RDI, the French equivalent of CBC News Network, also has cross-Canada cable carriage rights, as does TV5 Québec Canada. Most other French-language networks are available only in Quebec, although some have optional cable carriage status in the rest of Canada. V, for instance, is carried on cable in New Brunswick and parts of Ontario and is available nationally by satellite.
The Ontario government's French public television network TFO is the only French-language broadcaster in Canada whose operations are located entirely outside of Quebec.

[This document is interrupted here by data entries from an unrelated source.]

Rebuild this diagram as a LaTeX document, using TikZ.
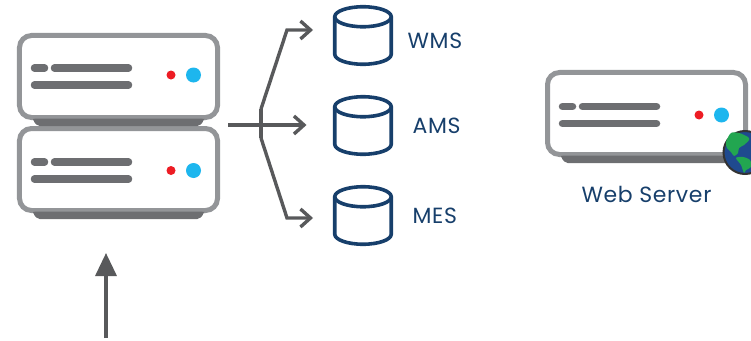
\documentclass[tikz,border=0pt]{standalone}
\usepackage{fontspec}
\setmainfont[LetterSpace=3]{Poppins}
\usetikzlibrary{positioning}
\usetikzlibrary{arrows.meta}
\definecolor{frame}{HTML}{939598}
\definecolor{slotgrey}{HTML}{6D6E71}
\definecolor{led}{HTML}{ED1C24}
\definecolor{lamp}{HTML}{1DB6EE}
\definecolor{navy}{HTML}{173F6B}
\definecolor{flow}{HTML}{58595B}
\definecolor{ocean}{HTML}{1F4A8F}
\definecolor{land}{HTML}{22A650}
\tikzset{
    server/.style={draw=frame, fill=white, line width=1mm, rounded corners=2.4mm, minimum width=39.6mm, minimum height=16.4mm, outer sep=0pt},
    slot/.style={slotgrey, line width=1.5mm, line cap=round},
    db/.style={minimum width=11.3mm, minimum height=11.5mm, inner sep=0pt, outer sep=0pt},
    dbline/.style={navy, line width=0.72mm},
    dblabel/.style={text=navy, font=\fontsize{12.5}{14}\selectfont, inner sep=0pt},
    link/.style={flow, line width=0.68mm, -{Straight Barb[length=2mm, width=3.6mm]}}
}
\newcommand{\serverparts}[3]{
    \begin{scope}[shift={(#1.center)}]
        \fill[slotgrey, rounded corners=1.2] (-85.5,42) -- (-85.5,44) -- (-81,49.5) -- (81,49.5) -- (85.5,44) -- (85.5,42) -- cycle;
        \draw[slot] (-84,#2-8) -- (-74,#2-8);
        \draw[slot] (-64,#2-8) -- (10,#2-8);
        \draw[slot] (-84,#2+9) -- (10,#2+9);
        \fill[led] (52.5,#3-1.5) circle (4.5);
        \fill[lamp] (75,#3-1.5) circle (7.5);
    \end{scope}
}
\newcommand{\dbparts}[1]{
    \begin{scope}[shift={(#1.center)}]
        \draw[dbline] (0,-18.75) ellipse (28.25 and 10);
        \draw[dbline] (-28.25,-18.75) -- (-28.25,18.75) arc (180:0:28.25 and 10) -- (28.25,-18.75);
    \end{scope}
}
\begin{document}
\begin{tikzpicture}[x=0.2mm, y=-0.2mm]
    \useasboundingbox (0,0) rectangle (751,341);

    % servers
    \node[server] (srvA) at (118.5,76.5) {};
    \node[server, below = 2.2mm of srvA] (srvB) {};
    \node[server] (srvC) at (646.5,113.5) {};
    \serverparts{srvA}{-0.5}{0}
    \serverparts{srvB}{0.5}{2.5}
    \serverparts{srvC}{1}{3}

    % globe
    \node[circle, draw=black!80, line width=0.4mm, fill=ocean, minimum size=8.6mm, inner sep=0pt] (globe) at (745,152.5) {};
    \fill[land] plot[smooth cycle] coordinates {(731,133) (739,133) (748,137) (749,140) (744,145) (739,148) (738,153) (734,156) (731,152) (727,148) (726,142)};
    \fill[land] plot[smooth cycle] coordinates {(736,158) (743,157) (750,160) (751,167) (746,170) (744,173) (741,165)};

    % databases
    \node[db] (dbW) at (363,35.5) {};
    \node[db, below = 6.5mm of dbW] (dbA) {};
    \node[db, below = 6.5mm of dbA] (dbM) {};
    \dbparts{dbW}
    \dbparts{dbA}
    \dbparts{dbM}
    \node[dblabel, right = 3.2mm of dbW, yshift=-1mm] (lblW) {WMS};
    \node[dblabel, right = 4.2mm of dbA] (lblA) {AMS};
    \node[dblabel, right = 4.2mm of dbM] (lblM) {MES};
    \node[dblabel, below = 6.2mm of srvC] (lblC) {Web Server};

    % arrows
    \coordinate (in) at (228,125);
    \coordinate (tipA) at (306.5,125);
    \coordinate (jointT) at (261,109);
    \coordinate (jointB) at (261,138);
    \coordinate (elbowT) at (287,30);
    \coordinate (elbowB) at (287,218);
    \coordinate (tipT) at (313,30);
    \coordinate (tipB) at (313,218);
    \coordinate (upS) at (106,338);
    \coordinate (upE) at (106,253);
    \draw[link] (in) -- (tipA);
    \draw[link] (jointT) -- (elbowT) -- (tipT);
    \draw[link] (jointB) -- (elbowB) -- (tipB);
    \draw[flow, line width=0.68mm] (jointT) -- (jointB);
    \draw[flow, line width=0.68mm, -{Triangle[length=4.6mm, width=4.2mm]}] (upS) -- (upE);
\end{tikzpicture}
\end{document}
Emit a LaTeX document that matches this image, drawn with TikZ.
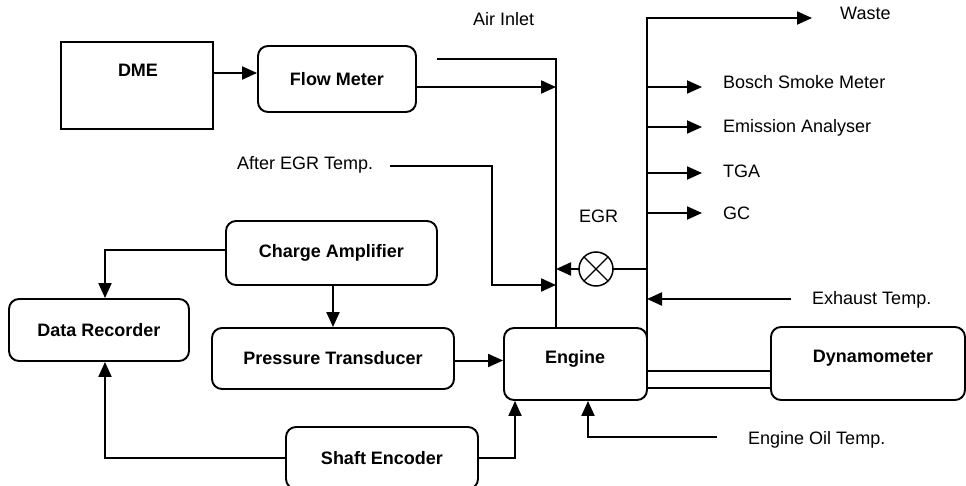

Other ethnic and multicultural services, serving one or more cultural groups outside of these two official languages, are also growing in strength. Six terrestrial TV stations, CFMT and CJMT in Toronto, CFHG in Montreal, CJEO in Edmonton, CJCO in Calgary and CHNM in Vancouver, air multicultural programming in a variety of languages, while Telelatino airs programming in Italian and Spanish on basic cable. Numerous third-language channels have been licensed as Category 2 services on digital cable.
The Aboriginal Peoples Television Network (APTN) airs programming targeted to the Indigenous peoples of Canada; 28 per cent of the network's content is broadcast in aboriginal languages.[29]